My personal interest in this tragic romance originated in the stories told me when I was a little boy by my grandfather who used to visit his son in a little village of South Carolina and tell us, among his grandfather’s tales of the days when he was a professor at this old school in Milledgeville. I remember I used to say to myself, “When I am grown up and ready for college, I am going to Oglethorpe.” But his reply was, “No, my boy, you will never stand on the Oglethorpe campus.”

 As a matter of personal history, I finished my University work at Princeton. …During those wonderful three years at Princeton I heard the mention from the far West talking about Leland Stanford; the men from Illinois praising the new University of Chicago; the men of New England telling of Harvard and Yale, and before my own eyes were rising the exquisitely beautiful buildings of the new Princeton. During all that time, I knew in my heart that there was not in the Southern states a single university whose architecture and construction could be compared with the best of Eastern and Western institutions. All this seemed to me strange because the South, more than any other section of America, is the home of beauty and ideals, of romance and courage. So I made up my mind that if the time ever came I would be true to the great University with its dreams and its deeds. …

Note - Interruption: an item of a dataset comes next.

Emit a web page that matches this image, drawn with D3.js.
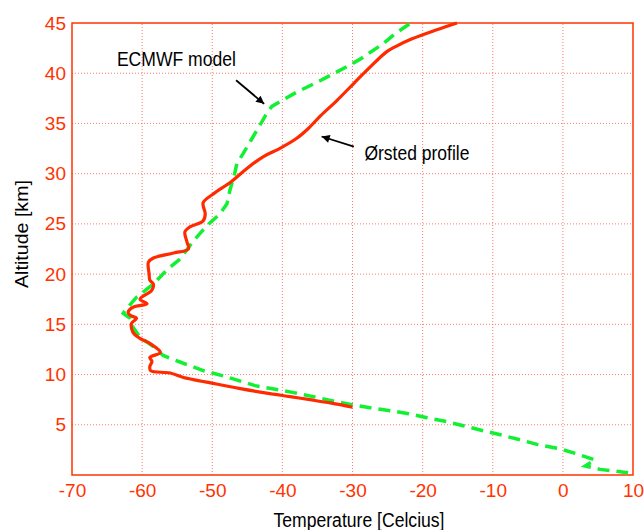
<!DOCTYPE html>
<html>
<head>
<meta charset="utf-8">
<script src="https://cdn.jsdelivr.net/npm/d3@7"></script>
<style>
  html, body { margin: 0; padding: 0; background: #fff; }
  svg { display: block; font-family: "Liberation Sans", Arial, Helvetica, sans-serif; }
</style>
</head>
<body>
<svg id="chart" width="644" height="530"></svg>
<script>
// ---- data ----
const xTicks = [-70, -60, -50, -40, -30, -20, -10, 0, 10];
const yTicks = [5, 10, 15, 20, 25, 30, 35, 40, 45];

const orstedTemp = [-15.1, -18.1, -21.6, -24.0, -25.2, -27.5, -29.8, -32.2, -34.5, -36.3, -38.0, -40.4, -42.7, -45.1, -47.3,
  -49.8, -51.3, -51.0, -51.3, -53.2, -53.9, -53.6, -53.4, -55.5, -58.4, -59.1, -59.0, -58.9, -58.4, -58.6,
  -60.3, -59.3, -61.3, -62.0, -61.7, -60.8, -61.5, -61.3, -60.3, -58.9, -57.4, -58.9, -58.6, -58.9, -58.8,
  -56.0, -54.1, -50.8, -46.0, -41.8, -38.9, -35.6, -33.0, -30.0];
const orstedAlt = [45.0, 44.3, 43.4, 42.6, 42.1, 40.6, 39.0, 37.3, 35.8, 34.5, 33.5, 32.5, 31.7, 30.5, 29.2,
  28.0, 27.1, 26.0, 25.3, 24.7, 24.2, 23.2, 22.5, 22.1, 21.6, 21.2, 20.0, 19.4, 19.0, 18.4,
  17.5, 17.05, 16.7, 16.2, 15.9, 15.6, 15.1, 14.2, 13.6, 13.1, 12.2, 11.7, 11.3, 10.8, 10.4,
  10.15, 9.7, 9.25, 8.6, 8.1, 7.8, 7.45, 7.15, 6.75];

const ecmwfTemp = [-21.9, -24.0, -25.7, -28.7, -30.4, -34.5, -38.0, -41.5, -42.4, -43.3, -44.5, -45.6, -46.5, -46.8,
  -47.5, -47.9, -48.9, -50.8, -52.7, -54.6, -56.5, -58.4, -60.8, -62.4, -62.7, -61.7, -61.3, -60.3, -58.6,
  -57.0, -54.6, -51.3, -48.6, -43.9, -38.4, -35.6, -33.0, -30.1, -27.5, -24.6, -22.0, -19.4, -16.5, -14.2,
  -11.3, -8.9, -6.1, -3.7, -0.4, 2.0, 4.6, 3.2, 5.3, 9.3];
const ecmwfAlt = [44.9, 43.9, 42.9, 41.5, 40.8, 39.3, 38.1, 36.7, 35.8, 34.7, 33.3, 32.0, 31.0, 30.0,
  28.3, 27.0, 26.0, 24.8, 23.3, 21.5, 20.4, 19.0, 17.7, 16.4, 16.1, 15.6, 14.7, 13.7, 12.9,
  11.9, 11.25, 10.4, 9.9, 8.9, 8.2, 7.8, 7.4, 7.0, 6.7, 6.4, 6.1, 5.7, 5.3, 4.9,
  4.4, 4.0, 3.5, 3.05, 2.6, 2.1, 1.5, 0.9, 0.56, 0.23];

// annotations in data units
const annotations = [
  { text: "ECMWF model", t: -63.6, a: 40.7, len: 119, from: [-46.6, 39.3], to: [-42.6, 36.95] },
  { text: "Ørsted profile", t: -28.3, a: 31.4, len: 105, from: [-29.8, 32.7], to: [-34.4, 33.7] }
];

// ---- chart ----
const svg = d3.select("#chart");
const x = d3.scaleLinear().domain([-70, 10]).range([72, 633]);
const y = d3.scaleLinear().domain([0, 45]).range([475, 23]);
const axisRed = "#ff3300";
const gridRed = "#ff5a4a";

// grid
const grid = svg.append("g");
grid.selectAll("line.v").data(xTicks.slice(1, -1)).join("line")
  .attr("x1", d => x(d)).attr("x2", d => x(d))
  .attr("y1", y(0)).attr("y2", y(45))
  .attr("stroke", gridRed).attr("stroke-width", 1).attr("stroke-dasharray", "1,2").attr("opacity", 0.8);
grid.selectAll("line.h").data(yTicks.slice(0, -1)).join("line")
  .attr("y1", d => y(d)).attr("y2", d => y(d))
  .attr("x1", x(-70)).attr("x2", x(10))
  .attr("stroke", gridRed).attr("stroke-width", 1).attr("stroke-dasharray", "1,2").attr("opacity", 0.8);

// axes (labels)
const xAxis = svg.append("g").attr("transform", `translate(0,${y(0)})`)
  .call(d3.axisBottom(x).tickValues(xTicks).tickSize(0).tickPadding(9).tickFormat(d3.format("d")));
const yAxis = svg.append("g").attr("transform", `translate(${x(-70)},0)`)
  .call(d3.axisLeft(y).tickValues(yTicks).tickSize(0).tickPadding(6).tickFormat(d3.format("d")));
[xAxis, yAxis].forEach(g => {
  g.select(".domain").remove();
  g.selectAll("text").attr("fill", axisRed).attr("font-size", 19)
    .attr("font-family", '"Liberation Sans", Arial, sans-serif');
});
xAxis.selectAll("text").attr("dy", "0.71em").text(d => d < 0 ? "-" + Math.abs(d) : d);

// frame
svg.append("rect")
  .attr("x", x(-70)).attr("y", y(45))
  .attr("width", x(10) - x(-70)).attr("height", y(0) - y(45))
  .attr("fill", "none").attr("stroke", axisRed).attr("stroke-width", 1.5);

// lines
const ecmwf = ecmwfTemp.map((t, i) => [t, ecmwfAlt[i]]);
const orsted = orstedTemp.map((t, i) => [t, orstedAlt[i]]);

svg.append("path").datum(ecmwf)
  .attr("d", d3.line().x(d => x(d[0])).y(d => y(d[1])).curve(d3.curveLinear))
  .attr("fill", "none")
  .attr("stroke", "#11f033").attr("stroke-width", 3.5)
  .attr("stroke-dasharray", "12,7");
svg.append("path").datum(orsted)
  .attr("d", d3.line().x(d => x(d[0])).y(d => y(d[1])).curve(d3.curveCatmullRom.alpha(0.5)))
  .attr("fill", "none")
  .attr("stroke", "#ff2a00").attr("stroke-width", 3.2)
  .attr("stroke-linejoin", "round");

// arrows
svg.append("defs").append("marker")
  .attr("id", "arrow").attr("viewBox", "0 0 10 10")
  .attr("refX", 10).attr("refY", 5)
  .attr("markerWidth", 11).attr("markerHeight", 8)
  .attr("markerUnits", "userSpaceOnUse")
  .attr("orient", "auto")
  .append("path").attr("d", "M0,0 L10,5 L0,10 Z").attr("fill", "#000");

const ann = svg.append("g");
annotations.forEach(a => {
  ann.append("text").attr("x", x(a.t)).attr("y", y(a.a))
    .attr("font-size", 19.5).attr("fill", "#000")
    .attr("textLength", a.len).attr("lengthAdjust", "spacingAndGlyphs")
    .text(a.text);
  ann.append("line")
    .attr("x1", x(a.from[0])).attr("y1", y(a.from[1]))
    .attr("x2", x(a.to[0])).attr("y2", y(a.to[1]))
    .attr("stroke", "#000").attr("stroke-width", 1.8)
    .attr("marker-end", "url(#arrow)");
});

// axis titles
svg.append("text")
  .attr("transform", `translate(28,234) rotate(-90)`)
  .attr("text-anchor", "middle").attr("font-size", 17.5).attr("fill", "#000")
  .attr("textLength", 108).attr("lengthAdjust", "spacingAndGlyphs")
  .text("Altitude [km]");
svg.append("text")
  .attr("x", 359).attr("y", 527)
  .attr("text-anchor", "middle").attr("font-size", 20).attr("fill", "#000")
  .attr("textLength", 171).attr("lengthAdjust", "spacingAndGlyphs")
  .text("Temperature [Celcius]");
</script>
</body>
</html>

So it came to pass that without invitation save from within, and without authorization save from above on September 13, 1909, we came to Atlanta to refound Oglethorpe University. For there was practically no choice in the matter of location. Oglethorpe had been founded originally in the capitol of Georgia, and when later the capitol was moved from Milledgeville to Atlanta there had been an attempt to reopen the University on the site of the old Girl’s High School on Washington Street, where it had lasted for a couple of years until the disorders of reconstruction days rendered further efforts futile. Since that day the little city had grown into a great metropolis and had become the intellectual, artistic, and commercial capitol of the Southeast. Thus did she who was founded by invisible, intangible, and inaudible powers draw another spiritual adventurer to her borders.  …

[The story of Oglethorpe] is the story of the immortality of the ideal which is an illustration of the way in which the beautiful thing persists to influence the lives of men, for here, in the city whose name Oglethorpe never heard and of whom Lanier knew little is being gathered the most precious heritage of all Georgia—the legacies left by her two best citizens, James Oglethorpe, her founder, and Sidney Lanier, her poet. For they are centering on their campus three great traditions. One is that inimitable excellence of statecraft and philanthropy exhibited by James Edward Oglethorpe, cleanser of the prisons of England and founder of the commonwealth of Georgia. The second is the tradition that clusters around the incomparable Lanier, first of that sweet chorus of Southern singers whose word-music breathes the same principle of magnanimity and generosity and love. From Oglethorpe they draw the inspiration of humanitarianism and wisdom in politics and government. From Lanier they win their ideals of literature and art. For this Oglethorpe boy, one among the Southern-born, has won his right to sit down with the nine immortals of American Literature: Bryant, Longfellow, Emerson, Lowell, Whittier, Holmes, Whitman, Poe, and Lanier. His diploma hangs over the desk of the President and his spirit hovers over the campus of his Alma Mater. The third is the spirit of the university itself into which is gathered all the love of the invisible., intangible, and inaudible greatness of the past and the splendid generosity of spirit, the elegance of soul, and the purity of sentiment of her Lanier and Oglethorpe and to this is added the utter abandon of love of new worlds of science and discovery which is the perpetual gift of God to each generation, and all the solid conviction of the essential sinfulness of veneer and sham or anything short of the absolute truth which is so well expressed in her architecture and construction and management.

Two men were standing in the Great Hall of the Administration Building of Oglethorpe University. They had been looking at the beautifully carved oak room, the heavy, quartered oak furniture, the leaded glass-work, the sturdy tiling, the attractive lighting system, and the beautiful lime-stone fireplace with the inscription carved on it,

 “Square round and let us closer be,
 We’ll warm our wintry spirit;
 The good we each in other see
 The more that we sit near it.” 

The visitor turned to the president of the institution and remarked: “Doctor you have spent enough extra money on this great hall alone to educate one hundred men! Why have you done it?”

“Because we plan to educate one hundred thousand men with it,” replied the President.

This is the keynote of Oglethorpe University. The purpose of the founders of the institution is to build a school which will express all the fine qualities of a great human soul in its architecture, equipment and appointments.